8. Trip Through Your Wires
 wikiで見ると、Country Rock、Blues Rock両方でカテゴライズされていた。そのまんまの曲。言葉遊びも兼ねて書かれた曲のため、歌詞はこれまでの中では最も軽い。A面で気張り過ぎたのか、ラフなテイストの曲が続く印象。

9. One Tree Hill
 手数の多い変則8ビートで歌われるのは、不慮の事故で若くして亡くなった、オーストラリアのローディGreg Carrol。ちょっと民族音楽っぽさも入ったミニマル・ビートは、先住民族だったGregへの敬意を表している。徐々にテンションが上がり、最後はエモーショナルなシャウトとなるBonoの漢気といったら。

Joshua Tree Band

10. Exit
 レコーディング終盤のジャム・セッションがベースとなった、ラフでありながら緩急のある構成のナンバー。
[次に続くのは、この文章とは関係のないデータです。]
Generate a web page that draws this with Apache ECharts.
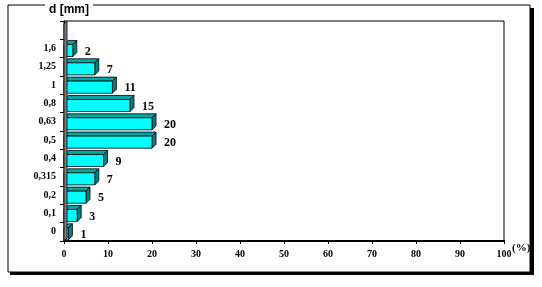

と思ってたらEnoがうまく編集した、とのこと。呪詛的なBonoとAdamのベースから始まる静かなオープニングから、突然トップギアで割り込んでくるEdgeのギターとLarryのドラム。最後は再びAdamのソロ。サイコキラーの深層心理を活写した歌詞の世界観が、剥き出しのリアルで表現されている。
 ライブ映えする曲ではあるのだけれど、リリースされて2年後、悲惨な結末となったストーカー殺人犯の「『Exit』に影響を受けた」というコメントが流布されたため、30周年アニバーサリー・ツアーまで、事実上封印されていた。

11. Mothers of the Disappeared
 前述のニカラグアとエルサルバドルへの旅行から生まれたもうひとつの曲。政権闘争に伴う内紛が多い南米諸国では、子供を誘拐して強制的に傭兵部隊に加入させる組織があり、その母親の目線から描かれた悲劇と諦念。行方知れずとなった子供たちを捜索する団体があり、Bonoもまた彼らに同行して実情を知り、言葉としてしたためた。
 握りこぶしを挙げるだけなら、事は簡単だ。ただ、その拳ひとつひとつはあまりに弱い。その握った拳を一旦下ろし、前を向きながら事実を淡々と述べる。ヒットすることによって、実情が広く知れ渡り、隠蔽されていた事実が晒される。
 曲を聴いて何か感じた者は、拳を握り、声を上げる。それがいくつにも束ねられれば、それでよい。そんな表情で、Bonoは歌い、Edgeは淡々とギターを弾く。